J’ai envie de vous faire vingt-cinq ou trente questions pour finir dignement cet ouvrage. Avez-vous des muscats ? Vous ne me parlez pas des figues[1]. Avez-vous bien chaud ? vous ne m’en dites rien. Avez-vous de ces aimables bêtes que nous avions à Paris ? Avez-vous eu longtemps votre tante d’Harcourt ? Vous jugez bien qu’ayant perdu tant de vos lettres, je suis dans une assez grande ignorance, et que j’ai perdu la suite de votre discours.

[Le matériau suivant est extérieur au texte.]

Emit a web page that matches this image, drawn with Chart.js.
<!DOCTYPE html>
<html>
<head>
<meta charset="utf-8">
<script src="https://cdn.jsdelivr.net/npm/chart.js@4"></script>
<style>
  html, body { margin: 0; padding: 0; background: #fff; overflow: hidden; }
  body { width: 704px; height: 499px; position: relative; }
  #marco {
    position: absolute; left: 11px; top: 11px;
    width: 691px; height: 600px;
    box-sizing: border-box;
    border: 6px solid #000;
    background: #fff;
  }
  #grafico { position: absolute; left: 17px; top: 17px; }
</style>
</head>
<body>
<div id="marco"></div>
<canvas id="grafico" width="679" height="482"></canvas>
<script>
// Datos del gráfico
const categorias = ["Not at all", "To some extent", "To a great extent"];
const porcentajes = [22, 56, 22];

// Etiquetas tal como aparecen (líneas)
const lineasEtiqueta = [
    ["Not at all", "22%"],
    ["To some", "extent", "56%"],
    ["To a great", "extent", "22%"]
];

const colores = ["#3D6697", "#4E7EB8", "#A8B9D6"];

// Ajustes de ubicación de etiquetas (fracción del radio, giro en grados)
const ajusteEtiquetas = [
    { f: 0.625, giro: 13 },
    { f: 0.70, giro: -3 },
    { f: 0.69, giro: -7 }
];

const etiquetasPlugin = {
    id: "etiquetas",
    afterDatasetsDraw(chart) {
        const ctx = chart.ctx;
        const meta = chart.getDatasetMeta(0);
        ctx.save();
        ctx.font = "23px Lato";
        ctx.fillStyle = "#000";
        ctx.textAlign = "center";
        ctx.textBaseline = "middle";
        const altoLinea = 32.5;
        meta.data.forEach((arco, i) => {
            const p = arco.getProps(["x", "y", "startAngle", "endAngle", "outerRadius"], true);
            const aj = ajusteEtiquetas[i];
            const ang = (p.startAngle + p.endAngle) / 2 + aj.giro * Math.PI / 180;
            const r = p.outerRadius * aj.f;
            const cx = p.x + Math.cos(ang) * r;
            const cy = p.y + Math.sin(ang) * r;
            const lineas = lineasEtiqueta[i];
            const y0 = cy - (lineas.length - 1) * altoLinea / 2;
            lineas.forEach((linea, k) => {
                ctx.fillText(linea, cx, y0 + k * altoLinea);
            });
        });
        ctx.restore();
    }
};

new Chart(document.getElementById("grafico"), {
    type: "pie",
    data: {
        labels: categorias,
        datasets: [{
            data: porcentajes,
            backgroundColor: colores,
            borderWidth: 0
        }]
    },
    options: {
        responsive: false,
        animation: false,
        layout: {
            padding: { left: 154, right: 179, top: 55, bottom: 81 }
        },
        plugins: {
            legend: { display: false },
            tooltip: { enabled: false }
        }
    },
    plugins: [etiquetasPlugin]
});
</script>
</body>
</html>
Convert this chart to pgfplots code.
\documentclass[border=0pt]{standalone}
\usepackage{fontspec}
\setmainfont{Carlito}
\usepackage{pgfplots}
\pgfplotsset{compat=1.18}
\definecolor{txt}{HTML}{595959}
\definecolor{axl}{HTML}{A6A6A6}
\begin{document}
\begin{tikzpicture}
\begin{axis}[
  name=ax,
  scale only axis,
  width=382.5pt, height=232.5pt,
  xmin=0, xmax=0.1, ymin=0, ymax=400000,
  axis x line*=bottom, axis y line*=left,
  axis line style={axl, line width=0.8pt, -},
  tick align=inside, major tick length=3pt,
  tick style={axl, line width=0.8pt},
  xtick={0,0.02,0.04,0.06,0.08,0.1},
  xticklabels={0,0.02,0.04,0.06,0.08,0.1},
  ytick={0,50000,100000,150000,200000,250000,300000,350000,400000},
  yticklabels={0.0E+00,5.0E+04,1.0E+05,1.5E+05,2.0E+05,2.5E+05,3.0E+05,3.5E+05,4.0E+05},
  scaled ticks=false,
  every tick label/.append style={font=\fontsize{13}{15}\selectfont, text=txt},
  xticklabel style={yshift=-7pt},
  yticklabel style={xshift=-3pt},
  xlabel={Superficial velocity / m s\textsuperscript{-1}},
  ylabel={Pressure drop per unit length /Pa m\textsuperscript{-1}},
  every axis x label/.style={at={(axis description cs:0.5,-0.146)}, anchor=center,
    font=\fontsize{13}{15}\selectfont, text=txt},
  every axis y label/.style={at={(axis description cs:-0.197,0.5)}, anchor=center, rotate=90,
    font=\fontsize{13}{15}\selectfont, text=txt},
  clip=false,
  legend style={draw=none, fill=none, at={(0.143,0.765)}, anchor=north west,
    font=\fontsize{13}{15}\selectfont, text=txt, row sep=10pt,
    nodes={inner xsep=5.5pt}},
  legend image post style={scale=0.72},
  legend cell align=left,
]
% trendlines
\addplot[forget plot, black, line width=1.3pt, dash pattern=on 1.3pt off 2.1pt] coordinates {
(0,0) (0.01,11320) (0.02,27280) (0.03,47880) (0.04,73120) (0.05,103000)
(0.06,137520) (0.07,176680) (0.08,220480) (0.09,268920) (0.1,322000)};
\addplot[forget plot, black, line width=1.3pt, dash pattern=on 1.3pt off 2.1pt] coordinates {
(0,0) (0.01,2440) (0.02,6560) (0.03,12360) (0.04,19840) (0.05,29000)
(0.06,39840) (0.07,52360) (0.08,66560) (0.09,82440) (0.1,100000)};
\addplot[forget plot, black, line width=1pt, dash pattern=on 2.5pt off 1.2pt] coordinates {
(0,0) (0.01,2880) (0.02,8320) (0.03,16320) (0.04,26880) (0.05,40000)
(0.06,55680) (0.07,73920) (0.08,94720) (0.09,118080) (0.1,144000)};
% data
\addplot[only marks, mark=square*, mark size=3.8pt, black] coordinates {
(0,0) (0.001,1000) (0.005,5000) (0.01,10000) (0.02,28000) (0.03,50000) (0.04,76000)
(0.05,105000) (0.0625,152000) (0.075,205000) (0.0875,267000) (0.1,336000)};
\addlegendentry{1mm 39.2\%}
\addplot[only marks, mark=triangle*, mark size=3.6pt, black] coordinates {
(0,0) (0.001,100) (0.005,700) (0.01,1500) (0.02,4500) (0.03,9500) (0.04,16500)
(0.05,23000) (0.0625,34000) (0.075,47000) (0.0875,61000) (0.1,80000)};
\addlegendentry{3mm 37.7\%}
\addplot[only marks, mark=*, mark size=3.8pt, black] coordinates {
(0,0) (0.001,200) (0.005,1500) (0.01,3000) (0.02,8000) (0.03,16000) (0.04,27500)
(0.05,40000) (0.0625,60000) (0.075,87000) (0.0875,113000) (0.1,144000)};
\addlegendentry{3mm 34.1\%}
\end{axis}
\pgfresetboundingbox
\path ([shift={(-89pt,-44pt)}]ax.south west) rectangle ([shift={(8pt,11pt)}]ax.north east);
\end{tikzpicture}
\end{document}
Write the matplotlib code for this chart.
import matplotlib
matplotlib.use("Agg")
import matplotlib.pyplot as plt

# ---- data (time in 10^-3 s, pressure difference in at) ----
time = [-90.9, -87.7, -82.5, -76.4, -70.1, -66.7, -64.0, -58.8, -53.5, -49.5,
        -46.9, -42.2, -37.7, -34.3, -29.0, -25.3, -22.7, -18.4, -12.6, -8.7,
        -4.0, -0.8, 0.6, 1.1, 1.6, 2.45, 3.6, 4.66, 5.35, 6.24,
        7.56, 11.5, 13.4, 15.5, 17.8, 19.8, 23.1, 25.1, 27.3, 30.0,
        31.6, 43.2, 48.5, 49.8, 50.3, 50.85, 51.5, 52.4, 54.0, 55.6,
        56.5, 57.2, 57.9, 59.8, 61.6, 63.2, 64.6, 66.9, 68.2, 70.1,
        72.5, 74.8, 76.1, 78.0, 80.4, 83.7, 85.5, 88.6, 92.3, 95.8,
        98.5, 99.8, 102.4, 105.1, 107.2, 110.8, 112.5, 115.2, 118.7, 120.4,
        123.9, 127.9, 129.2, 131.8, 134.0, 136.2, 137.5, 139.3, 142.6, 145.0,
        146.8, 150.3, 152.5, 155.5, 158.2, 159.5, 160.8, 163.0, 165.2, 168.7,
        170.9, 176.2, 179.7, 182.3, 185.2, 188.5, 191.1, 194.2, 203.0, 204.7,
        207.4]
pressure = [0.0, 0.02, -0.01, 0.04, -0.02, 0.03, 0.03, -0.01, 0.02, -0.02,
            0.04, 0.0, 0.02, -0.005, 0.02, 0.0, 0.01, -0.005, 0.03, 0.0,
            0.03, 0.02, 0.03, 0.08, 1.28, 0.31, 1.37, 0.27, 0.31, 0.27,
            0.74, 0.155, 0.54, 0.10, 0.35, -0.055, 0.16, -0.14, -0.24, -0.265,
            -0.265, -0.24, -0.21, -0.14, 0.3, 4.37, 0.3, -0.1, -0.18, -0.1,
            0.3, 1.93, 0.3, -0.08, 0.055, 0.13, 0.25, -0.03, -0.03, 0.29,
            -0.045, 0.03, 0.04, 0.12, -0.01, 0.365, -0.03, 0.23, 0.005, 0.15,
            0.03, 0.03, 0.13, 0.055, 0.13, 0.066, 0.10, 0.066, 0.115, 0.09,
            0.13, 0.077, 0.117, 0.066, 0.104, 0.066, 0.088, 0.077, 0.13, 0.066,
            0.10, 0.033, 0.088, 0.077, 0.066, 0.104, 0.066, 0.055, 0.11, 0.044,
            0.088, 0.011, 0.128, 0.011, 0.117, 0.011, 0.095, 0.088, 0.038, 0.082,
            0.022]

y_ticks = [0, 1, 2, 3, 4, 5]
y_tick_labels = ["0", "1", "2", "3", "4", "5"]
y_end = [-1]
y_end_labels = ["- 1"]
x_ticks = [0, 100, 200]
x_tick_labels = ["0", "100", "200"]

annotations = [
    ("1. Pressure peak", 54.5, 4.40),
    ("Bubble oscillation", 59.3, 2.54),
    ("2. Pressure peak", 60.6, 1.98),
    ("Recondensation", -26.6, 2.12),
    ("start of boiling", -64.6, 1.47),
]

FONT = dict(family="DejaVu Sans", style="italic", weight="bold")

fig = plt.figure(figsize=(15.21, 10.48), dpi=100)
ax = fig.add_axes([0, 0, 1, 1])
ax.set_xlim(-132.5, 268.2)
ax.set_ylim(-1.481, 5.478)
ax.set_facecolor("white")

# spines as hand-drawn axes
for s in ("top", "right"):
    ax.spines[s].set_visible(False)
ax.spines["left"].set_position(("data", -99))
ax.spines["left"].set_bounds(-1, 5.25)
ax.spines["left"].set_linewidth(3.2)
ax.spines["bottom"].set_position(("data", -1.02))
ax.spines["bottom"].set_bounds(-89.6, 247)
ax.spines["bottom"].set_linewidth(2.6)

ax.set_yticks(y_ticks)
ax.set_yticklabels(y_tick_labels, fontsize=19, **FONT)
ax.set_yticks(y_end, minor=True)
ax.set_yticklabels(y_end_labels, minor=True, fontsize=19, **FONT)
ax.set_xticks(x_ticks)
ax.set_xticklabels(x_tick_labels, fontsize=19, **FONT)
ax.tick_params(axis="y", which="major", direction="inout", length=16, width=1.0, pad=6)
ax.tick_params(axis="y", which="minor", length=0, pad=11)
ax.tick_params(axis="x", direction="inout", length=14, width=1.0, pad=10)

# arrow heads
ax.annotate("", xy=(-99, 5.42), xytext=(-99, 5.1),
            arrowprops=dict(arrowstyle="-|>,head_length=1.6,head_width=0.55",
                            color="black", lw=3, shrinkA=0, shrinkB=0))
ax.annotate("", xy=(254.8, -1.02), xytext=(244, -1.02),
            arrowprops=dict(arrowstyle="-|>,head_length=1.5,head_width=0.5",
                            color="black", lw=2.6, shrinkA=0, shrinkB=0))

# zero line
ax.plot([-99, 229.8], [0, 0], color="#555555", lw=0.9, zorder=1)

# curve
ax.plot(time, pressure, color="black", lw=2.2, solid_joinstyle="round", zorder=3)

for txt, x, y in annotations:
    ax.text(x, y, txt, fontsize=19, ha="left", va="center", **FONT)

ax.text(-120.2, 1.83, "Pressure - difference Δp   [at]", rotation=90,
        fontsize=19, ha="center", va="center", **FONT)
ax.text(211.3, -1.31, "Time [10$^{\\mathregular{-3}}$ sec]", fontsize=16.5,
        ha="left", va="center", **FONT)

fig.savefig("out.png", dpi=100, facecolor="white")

Pincez-vous toujours cette pauvre Golier[2] ? Vous battez-vous avec Adhémar[3] ? de ces batteries qui me font demander : « Mais que voulez-vous donc ? » Est-il toujours le petit glorieux ? Croit-il pas toujours être de bien meilleure maison que ses frères ? Ah ! que je voudrois bien battre quelqu’un ! Que je serois obligée à quelque Breton qui me viendroit faire une sotte proposition qui m’obligeât de me mettre en colère ! Vous me disiez l’autre jour que vous étiez bien aise que je fusse dans ma solitude, et que j’y penserois à vous : c’est bien rencontré ; c’est que je n’y pense pas toujours, au milieu de Vitré, de Paris, de la cour, et du paradis si j’y étois. Adieu, ma fille, voici le bon endroit de ma lettre. Je finis parce que je trouve que ceci extravague un peu : encore a-t-on son honneur à garder. Si je n’étois point brouillée avec le chocolat, j’en

  1. 3. Dans l’édition de 1754 : « Vous ne me parlez que des figues. »
  2. 4. Une des femmes de Mme de Grignan, déjà nommée à la fin de la lettre 133 : voyez plus haut, tome II, p. 61.
  3. 5. Voyez la note 8 de la lettre 132.